Goal:
Output the full listing below exactly as it reads, and skip anything that is a picture.

Supplied material:
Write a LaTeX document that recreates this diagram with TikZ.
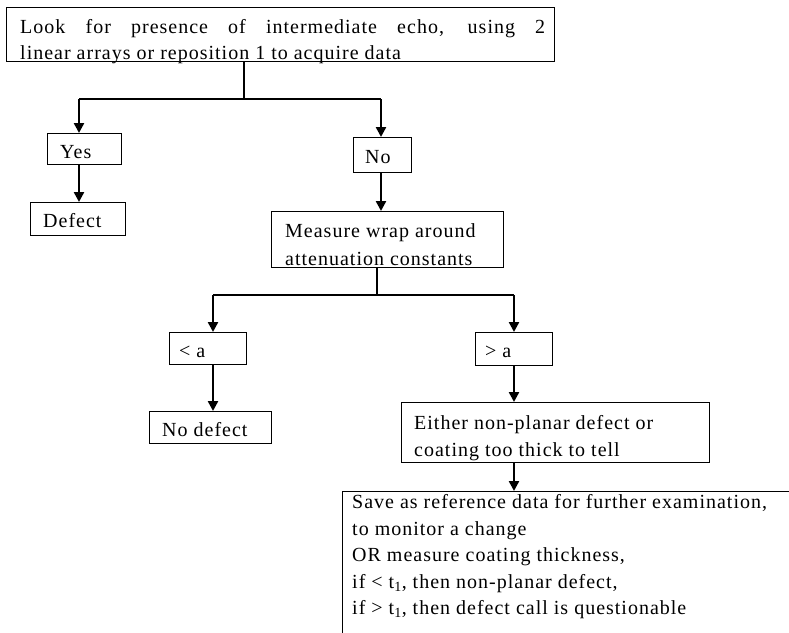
\documentclass[tikz,border=0pt]{standalone}
\usepackage{fontspec}
\setmainfont{Liberation Serif}[LetterSpace=5]
\usetikzlibrary{arrows.meta}
\begin{document}
\begin{tikzpicture}[x=1pt,y=-1pt,
  box/.style={draw, line width=1pt, inner sep=0pt, anchor=north west},
  txt/.style={anchor=base west, inner sep=0pt, font=\fontsize{20}{26}\selectfont},
  arr/.style={line width=2.4pt, -{Triangle[length=10pt,width=10pt]}},
  hline/.style={line width=1.6pt},
  stem/.style={line width=1.2pt}]
\useasboundingbox (0,0) rectangle (789,632);
% boxes
\node[box, minimum width=548pt, minimum height=54pt] (top) at (6,7) {};
\node[box, minimum width=74pt, minimum height=31pt] (yes) at (47,133) {};
\node[box, minimum width=95pt, minimum height=33pt] (defect) at (30,202) {};
\node[box, minimum width=58pt, minimum height=35pt] (no) at (353,137) {};
\node[box, minimum width=232pt, minimum height=56pt] (measure) at (271,211) {};
\node[box, minimum width=77pt, minimum height=32pt] (lta) at (169,332) {};
\node[box, minimum width=122pt, minimum height=32pt] (nodefect) at (149,411) {};
\node[box, minimum width=77pt, minimum height=33pt] (gta) at (475,332) {};
\node[box, minimum width=308pt, minimum height=60pt] (either) at (401,402) {};
\node[box, minimum width=470pt, minimum height=160pt] (save) at (342,491) {};
% texts
\node[txt] (t1a) at (20,33) {\makebox[525pt][s]{Look for presence of intermediate echo, using 2}};
\node[txt] (t1b) at (20,59) {linear arrays or reposition 1 to acquire data};
\node[txt] (tyes) at (60,158) {Yes};
\node[txt] (tdefect) at (43,227) {Defect};
\node[txt] (tno) at (365,163) {No};
\node[txt] (tm1) at (285,237) {Measure wrap around};
\node[txt] (tm2) at (285,265) {attenuation constants};
\node[txt] (tlta) at (179,357) {< a};
\node[txt] (tnod) at (162,436) {No defect};
\node[txt] (tgta) at (485,357) {> a};
\node[txt] (te1) at (414,429) {Either non-planar defect or};
\node[txt] (te2) at (414,456) {coating too thick to tell};
\node[txt] (ts1) at (352,508) {Save as reference data for further examination,};
\node[txt] (ts2) at (352,535) {to monitor a change};
\node[txt] (ts3) at (352,561) {OR measure coating thickness,};
\node[txt] (ts4) at (352,588) {if < t\textsubscript{1}, then non-planar defect,};
\node[txt] (ts5) at (352,614) {if > t\textsubscript{1}, then defect call is questionable};
% junctions
\coordinate (j1) at (244,99);
\coordinate (j1l) at (79,99);
\coordinate (j1r) at (381,99);
\coordinate (j2) at (377,295);
\coordinate (j2l) at (213,295);
\coordinate (j2r) at (514,295);
\coordinate (j3) at (514,462);
% connectors
\draw[stem] (top.south -| j1) -- (j1);
\draw[hline] (j1l) -- (j1r);
\draw[arr] (j1l) -- (j1l |- yes.north);
\draw[arr] (yes.south -| j1l) -- (defect.north -| j1l);
\draw[arr] (j1r) -- (j1r |- no.north);
\draw[arr] (no.south -| j1r) -- (measure.north -| j1r);
\draw[stem] (measure.south -| j2) -- (j2);
\draw[hline] (j2l) -- (j2r);
\draw[arr] (j2l) -- (j2l |- lta.north);
\draw[arr] (lta.south -| j2l) -- (nodefect.north -| j2l);
\draw[arr] (j2r) -- (j2r |- gta.north);
\draw[arr] (gta.south -| j2r) -- (either.north -| j2r);
\draw[arr] (either.south -| j3) -- (save.north -| j3);
\end{tikzpicture}
\end{document}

Exercise solution:
Write a LaTeX document that recreates this diagram with TikZ.
\documentclass[tikz,border=0pt]{standalone}
\usepackage{fontspec}
\setmainfont{Liberation Serif}[LetterSpace=5]
\usetikzlibrary{arrows.meta}
\begin{document}
\begin{tikzpicture}[x=1pt,y=-1pt,
  box/.style={draw, line width=1pt, inner sep=0pt, anchor=north west},
  txt/.style={anchor=base west, inner sep=0pt, font=\fontsize{20}{26}\selectfont},
  arr/.style={line width=2.4pt, -{Triangle[length=10pt,width=10pt]}},
  hline/.style={line width=1.6pt},
  stem/.style={line width=1.2pt}]
\useasboundingbox (0,0) rectangle (789,632);
% boxes
\node[box, minimum width=548pt, minimum height=54pt] (top) at (6,7) {};
\node[box, minimum width=74pt, minimum height=31pt] (yes) at (47,133) {};
\node[box, minimum width=95pt, minimum height=33pt] (defect) at (30,202) {};
\node[box, minimum width=58pt, minimum height=35pt] (no) at (353,137) {};
\node[box, minimum width=232pt, minimum height=56pt] (measure) at (271,211) {};
\node[box, minimum width=77pt, minimum height=32pt] (lta) at (169,332) {};
\node[box, minimum width=122pt, minimum height=32pt] (nodefect) at (149,411) {};
\node[box, minimum width=77pt, minimum height=33pt] (gta) at (475,332) {};
\node[box, minimum width=308pt, minimum height=60pt] (either) at (401,402) {};
\node[box, minimum width=470pt, minimum height=160pt] (save) at (342,491) {};
% texts
\node[txt] (t1a) at (20,33) {\makebox[525pt][s]{Look for presence of intermediate echo, using 2}};
\node[txt] (t1b) at (20,59) {linear arrays or reposition 1 to acquire data};
\node[txt] (tyes) at (60,158) {Yes};
\node[txt] (tdefect) at (43,227) {Defect};
\node[txt] (tno) at (365,163) {No};
\node[txt] (tm1) at (285,237) {Measure wrap around};
\node[txt] (tm2) at (285,265) {attenuation constants};
\node[txt] (tlta) at (179,357) {< a};
\node[txt] (tnod) at (162,436) {No defect};
\node[txt] (tgta) at (485,357) {> a};
\node[txt] (te1) at (414,429) {Either non-planar defect or};
\node[txt] (te2) at (414,456) {coating too thick to tell};
\node[txt] (ts1) at (352,508) {Save as reference data for further examination,};
\node[txt] (ts2) at (352,535) {to monitor a change};
\node[txt] (ts3) at (352,561) {OR measure coating thickness,};
\node[txt] (ts4) at (352,588) {if < t\textsubscript{1}, then non-planar defect,};
\node[txt] (ts5) at (352,614) {if > t\textsubscript{1}, then defect call is questionable};
% junctions
\coordinate (j1) at (244,99);
\coordinate (j1l) at (79,99);
\coordinate (j1r) at (381,99);
\coordinate (j2) at (377,295);
\coordinate (j2l) at (213,295);
\coordinate (j2r) at (514,295);
\coordinate (j3) at (514,462);
% connectors
\draw[stem] (top.south -| j1) -- (j1);
\draw[hline] (j1l) -- (j1r);
\draw[arr] (j1l) -- (j1l |- yes.north);
\draw[arr] (yes.south -| j1l) -- (defect.north -| j1l);
\draw[arr] (j1r) -- (j1r |- no.north);
\draw[arr] (no.south -| j1r) -- (measure.north -| j1r);
\draw[stem] (measure.south -| j2) -- (j2);
\draw[hline] (j2l) -- (j2r);
\draw[arr] (j2l) -- (j2l |- lta.north);
\draw[arr] (lta.south -| j2l) -- (nodefect.north -| j2l);
\draw[arr] (j2r) -- (j2r |- gta.north);
\draw[arr] (gta.south -| j2r) -- (either.north -| j2r);
\draw[arr] (either.south -| j3) -- (save.north -| j3);
\end{tikzpicture}
\end{document}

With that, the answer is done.